Laura heard Mrs. Smith urge the young woman not to go through with it—a conversation which, in retrospect, Mrs. Smith says she hoped would have helped Laura discuss her own pregnancy with her mother. Now, all the family can do is piece together what happened.

According to the Cape Cod Times, Laura Smith was 13 weeks pregnant when she went to an abortion facility in Hyannis, Massachusetts, on September 13 accompanied by a friend, Karen Trott, for the first of two appointments that day. She received an initial treatment, then left.

The two women returned to the abortionist’s office at about 4 p.m., at which time the abortion was to be completed.

“And then all of a sudden (an assistant) comes out and says she’s not breathing,” Trott told the Times. “And I was like, what do you mean she’s not breathing?”

According to the Times, rescue workers came to the facility and performed CPR but were unable to revive an “unnamed patient.” (Fire officials were not able to reveal the name of the patient because of privacy regulations, the Times reported.) The patient—Laura Smith—was then transported to Cape Code Hospital, the Times reported.

Trott rushed to the hospital also and asked to see her friend but was not permitted to do so, the Times reported. According to the newspaper, when she asked about her friend’s condition, she was told, “It doesn’t look good.”

Trott—hysterical by this time, according to the Times—then called Eileen and Tom Smith at their home in New Jersey. Later they would learn that Laura had already died on the abortionist’s table before even being transported to the hospital.

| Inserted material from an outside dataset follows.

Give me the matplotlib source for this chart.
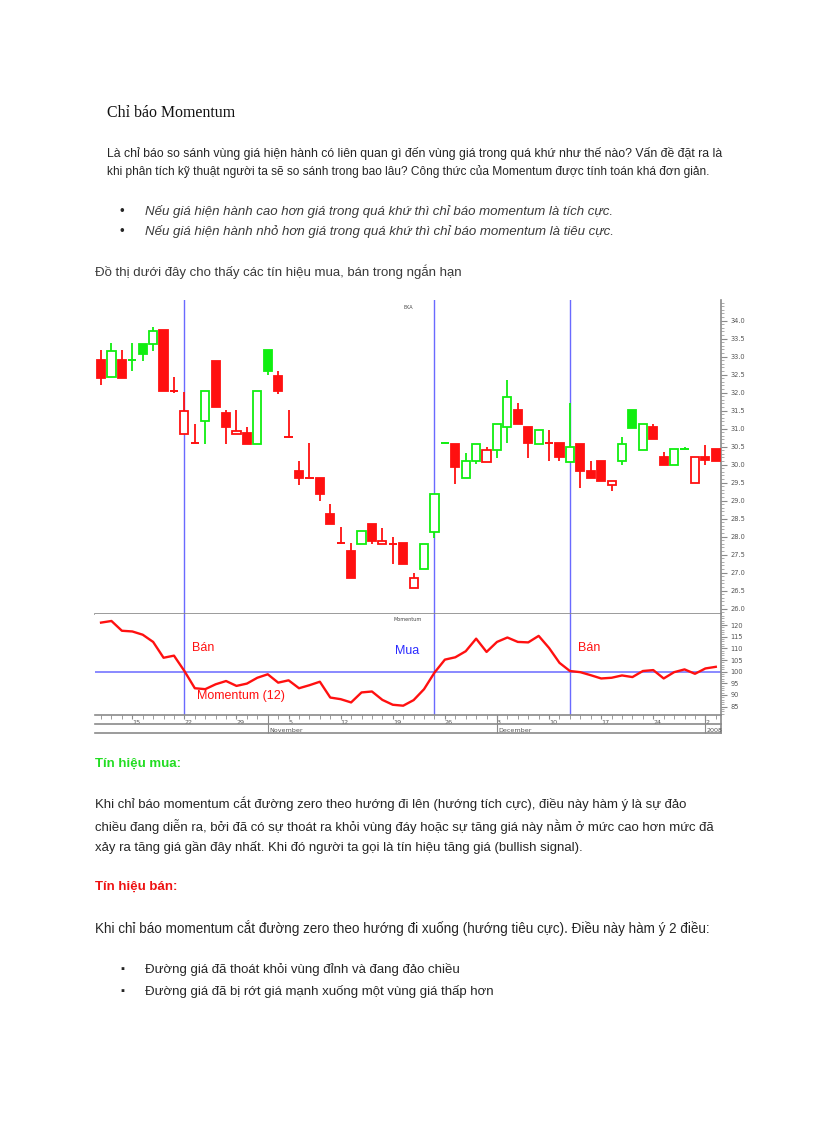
import matplotlib.pyplot as plt
import numpy as np

# ---- data ----
opens = [32.90, 32.42, 32.90, 32.88, 33.35, 33.34, 33.74, 32.06, 30.85, 30.62,
         31.22, 32.88, 31.42, 30.85, 30.87, 30.56, 33.18, 32.46, 30.78, 29.83,
         29.64, 29.64, 28.63, 27.82, 27.60, 27.79, 28.35, 27.79, 27.81, 27.81,
         26.56, 27.11, 28.13, 30.60, 30.57, 29.63, 30.10, 30.08, 30.40, 31.03,
         31.51, 31.05, 30.57, 30.62, 30.59, 30.08, 30.57, 29.83, 30.11, 29.44,
         30.10, 31.51, 30.40, 31.03, 30.22, 30.00, 30.42, 29.50, 30.22, 30.42]
closes = [32.41, 33.15, 32.41, 32.90, 33.07, 33.71, 32.05, 32.03, 31.49, 30.60,
          32.05, 31.59, 31.05, 30.94, 30.57, 32.05, 32.61, 32.05, 30.76, 29.64,
          29.62, 29.18, 28.35, 27.80, 26.86, 28.16, 27.89, 27.88, 27.80, 27.25,
          26.86, 27.79, 29.17, 30.61, 29.92, 30.10, 30.57, 30.40, 31.14, 31.87,
          31.14, 30.59, 30.96, 30.60, 30.22, 30.49, 29.83, 29.64, 29.55, 29.53,
          30.57, 31.02, 31.14, 30.70, 30.00, 30.42, 30.44, 30.22, 30.13, 30.11]
highs = [33.18, 33.37, 33.18, 33.37, 33.35, 33.83, 33.74, 32.44, 32.02, 31.14,
         32.05, 32.88, 31.51, 31.51, 31.03, 32.05, 33.18, 32.61, 31.51, 30.11,
         30.59, 29.64, 28.90, 28.27, 27.81, 28.16, 28.35, 28.25, 27.98, 27.81,
         26.98, 27.79, 29.17, 30.62, 30.57, 30.31, 30.57, 30.49, 31.14, 32.35,
         31.72, 31.05, 30.96, 30.96, 30.59, 31.70, 30.57, 30.11, 30.11, 29.53,
         30.77, 31.51, 31.14, 31.14, 30.36, 30.42, 30.49, 30.22, 30.54, 30.42]
lows = [32.21, 32.42, 32.41, 32.60, 32.88, 33.15, 32.05, 31.98, 30.85, 30.59,
        30.56, 31.59, 30.56, 30.85, 30.57, 30.56, 32.49, 31.95, 30.75, 29.43,
        29.62, 28.99, 28.35, 27.80, 26.86, 27.79, 27.79, 27.79, 27.24, 27.25,
        26.56, 27.11, 27.97, 30.59, 29.46, 29.63, 30.01, 30.08, 30.17, 30.59,
        31.14, 30.17, 30.57, 30.10, 30.10, 30.08, 29.34, 29.64, 29.55, 29.26,
        30.00, 31.02, 30.40, 30.70, 30.00, 30.00, 30.42, 29.50, 30.00, 30.11]
close_before = 32.80

momentum = [121.1, 121.8, 117.6, 117.3, 115.9, 112.8, 106.0, 106.9, 100.3, 92.9,
            92.5, 94.6, 96.0, 93.9, 94.9, 97.4, 98.9, 95.3, 96.3, 92.9,
            94.2, 95.7, 88.9, 88.2, 86.8, 91.1, 91.5, 87.9, 85.8, 85.4,
            87.8, 92.5, 99.6, 105.2, 106.2, 108.8, 114.2, 108.5, 112.8, 114.7,
            112.8, 112.6, 115.4, 110.2, 103.8, 100.3, 99.8, 98.5, 97.1, 97.4,
            98.4, 97.7, 100.3, 100.7, 97.1, 99.8, 101.0, 99.1, 101.4, 102.1]

signal_idx = [8, 32, 45]
day_pos = [3, 8, 13, 18, 23, 28, 33, 38, 43, 48, 53, 58]
day_labels = ['15', '22', '29', '5', '12', '19', '26', '3', '10', '17', '24', '2']
month_pos = [16, 38, 58]
month_labels = ['November', 'December', '2008']

W, H = 816, 1123
fig = plt.figure(figsize=(W / 100, H / 100), dpi=100)
fig.patch.set_facecolor('white')

SANS = ['Liberation Sans', 'DejaVu Sans']
TXT = '#262626'


def put(x, y, s, **kw):
    kw.setdefault('family', SANS)
    kw.setdefault('color', TXT)
    kw.setdefault('fontsize', 9.5)
    fig.text(x / W, 1 - y / H, s, va='center', ha='left', **kw)


def axes_px(x0, y0, x1, y1):
    return fig.add_axes([x0 / W, 1 - y1 / H, (x1 - x0) / W, (y1 - y0) / H])


# ---- page text ----
put(107, 113, 'Chỉ báo Momentum', family=['Liberation Serif', 'DejaVu Serif'],
    fontsize=11.4, color='#111111')
put(107, 153, 'Là chỉ báo so sánh vùng giá hiện hành có liên quan gì đến vùng giá '
    'trong quá khứ như thế nào? Vấn đề đặt ra là', fontsize=8.8)
put(107, 172, 'khi phân tích kỹ thuật người ta sẽ so sánh trong bao lâu? Công thức '
    'của Momentum được tính toán khá đơn giản.', fontsize=8.55)
put(120, 212, '•')
put(145, 212, 'Nếu giá hiện hành cao hơn giá trong quá khứ thì chỉ báo momentum là tích cực.',
    style='italic', color='#3a3a3a')
put(120, 232, '•')
put(145, 232, 'Nếu giá hiện hành nhỏ hơn giá trong quá khứ thì chỉ báo momentum là tiêu cực.',
    style='italic', color='#3a3a3a')
put(95, 272, 'Đồ thị dưới đây cho thấy các tín hiệu mua, bán trong ngắn hạn', color='#3a3a3a')

put(95, 764, 'Tín hiệu mua:', weight='bold', color='#22dd22')
put(95, 804, 'Khi chỉ báo momentum cắt đường zero theo hướng đi lên (hướng tích cực), '
    'điều này hàm ý là sự đảo', fontsize=9.45)
put(95, 826, 'chiều đang diễn ra, bởi đã có sự thoát ra khỏi vùng đáy hoặc sự tăng giá '
    'này nằm ở mức cao hơn mức đã', fontsize=9.45)
put(95, 848, 'xảy ra tăng giá gần đây nhất. Khi đó người ta gọi là tín hiệu tăng giá '
    '(bullish signal).', fontsize=9.45)
put(95, 887, 'Tín hiệu bán:', weight='bold', color='#ee1111')
put(95, 928, 'Khi chỉ báo momentum cắt đường zero theo hướng đi xuống (hướng tiêu cực). '
    'Điều này hàm ý 2 điều:', fontsize=9.75)
put(120, 969, '▪', fontsize=8)
put(145, 969, 'Đường giá đã thoát khỏi vùng đỉnh và đang đảo chiều')
put(120, 991, '▪', fontsize=8)
put(145, 991, 'Đường giá đã bị rớt giá mạnh xuống một vùng giá thấp hơn')

# ---- chart ----
RED, GREEN, BLUE, GRAY = '#ff1010', '#10ee10', '#6a6aff', '#8a8a8a'
o = np.array(opens)
c = np.array(closes)
hi = np.array(highs)
lo = np.array(lows)
idx = np.arange(len(c))
prev = np.r_[close_before, c[:-1]]
cols = np.where(c >= prev, GREEN, RED)

ax = axes_px(95, 300, 721, 614)
ax2 = axes_px(95, 614, 721, 715)
for a in (ax, ax2):
    a.set_xlim(-0.58, 59.5)
    a.set_facecolor('white')
    for s in ('left', 'top'):
        a.spines[s].set_visible(False)
    for s in ('right', 'bottom'):
        a.spines[s].set_color(GRAY)
        a.spines[s].set_linewidth(1.2)
    a.yaxis.tick_right()
    a.tick_params(axis='y', which='both', colors=GRAY, labelcolor='#555555',
                  labelsize=4.8, pad=3)
    a.tick_params(axis='y', which='major', length=4, width=0.8)
    a.tick_params(axis='y', which='minor', length=2, width=0.5)
    for x in signal_idx:
        a.axvline(x, color=BLUE, lw=1, zorder=1)

ax.set_ylim(25.85, 34.57)
ax.set_yticks(np.arange(26, 34.01, 0.5))
ax.set_yticks(np.arange(25.9, 34.55, 0.1), minor=True)
ax.set_yticklabels(['%.1f' % v for v in np.arange(26, 34.01, 0.5)])
ax.set_xticks([])

ax.vlines(idx, lo, hi, colors=cols, lw=1.3, zorder=2)
for i in idx:
    body = abs(c[i] - o[i])
    if body < 0.05:
        ax.hlines((c[i] + o[i]) / 2, i - 0.4, i + 0.4, colors=cols[i], lw=1.4, zorder=3)
    else:
        face = cols[i] if c[i] < o[i] else 'white'
        ax.bar(i, body, bottom=min(c[i], o[i]), width=0.78, color=face,
               edgecolor=cols[i], linewidth=1.3, zorder=3)
ax.text(0.5, 0.985, 'EKA', transform=ax.transAxes, ha='center', va='top',
        fontsize=3.5, color='#444444')

ax2.set_ylim(81.4, 124.8)
ax2.set_yticks(np.arange(85, 121, 5))
ax2.set_yticks(np.arange(82, 125, 1), minor=True)
ax2.axhline(100, color=BLUE, lw=1.1, zorder=1)
ax2.plot(idx, momentum, color=RED, lw=1.7, zorder=3)
ax2.text(0.5, 0.97, 'Momentum', transform=ax2.transAxes, ha='center', va='top',
         fontsize=3.5, color='#444444')
ax2.text(8.7, 110.3, 'Bán', color=RED, fontsize=9, family=SANS, va='center')
ax2.text(45.8, 110.3, 'Bán', color=RED, fontsize=9, family=SANS, va='center')
ax2.text(28.2, 109.1, 'Mua', color='#2a2aff', fontsize=9, family=SANS, va='center')
ax2.text(9.2, 89.5, 'Momentum (12)', color=RED, fontsize=9, family=SANS, va='center')

ax2.set_xticks(idx, minor=True)
ax2.set_xticks(day_pos)
ax2.set_xticklabels(day_labels, fontsize=4.6, color='#555555', ha='left')
ax2.tick_params(axis='x', which='both', colors=GRAY, labelcolor='#555555', pad=0.5)
ax2.tick_params(axis='x', which='major', length=3, width=0.8)
ax2.tick_params(axis='x', which='minor', length=3, width=0.6)
tr = ax2.get_xaxis_transform()
for yy in (-0.09, -0.178):
    ax2.plot([-0.58, 59.5], [yy, yy], transform=tr, color=GRAY, lw=1.2, clip_on=False)
ax2.vlines(month_pos, -0.178, 0, transform=tr, colors=GRAY, lw=0.8, clip_on=False)
ax2.plot([59.5, 59.5], [-0.178, 0], transform=tr, color=GRAY, lw=1.2, clip_on=False)
for x, s in zip(month_pos, month_labels):
    ax2.text(x + 0.15, -0.152, s, transform=tr, ha='left', va='center',
             fontsize=4.6, color='#555555')

fig.savefig('out.png', dpi=100)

Asked about how difficult it must be to speak about Laura now, Mrs. Smith said it would be more painful to remain silent about the death of her daughter, originally from Honduras, whom the Smiths began to care for as a foster child when she was five, and later adopted.

“I don’t feel brave or courageous,” she said. “I can’t not talk about Laura. God has put this in my heart.”

Over the years, she said, she has read many books on the Holocaust, and often she would wonder why more people hadn’t acted to prevent the slaughter of innocent people.

“Surely, I thought, if I had been there, I would have done something,” she said.

But through her recent experiences, she realized that “I was one of the silent ones” on today’s holocaust—the slaughter of the unborn.

Mrs. Smith has vowed to be silent no more.

“Every time I speak out,” she said, “I feel like I have put a nail in the coffin of the abortion industry.”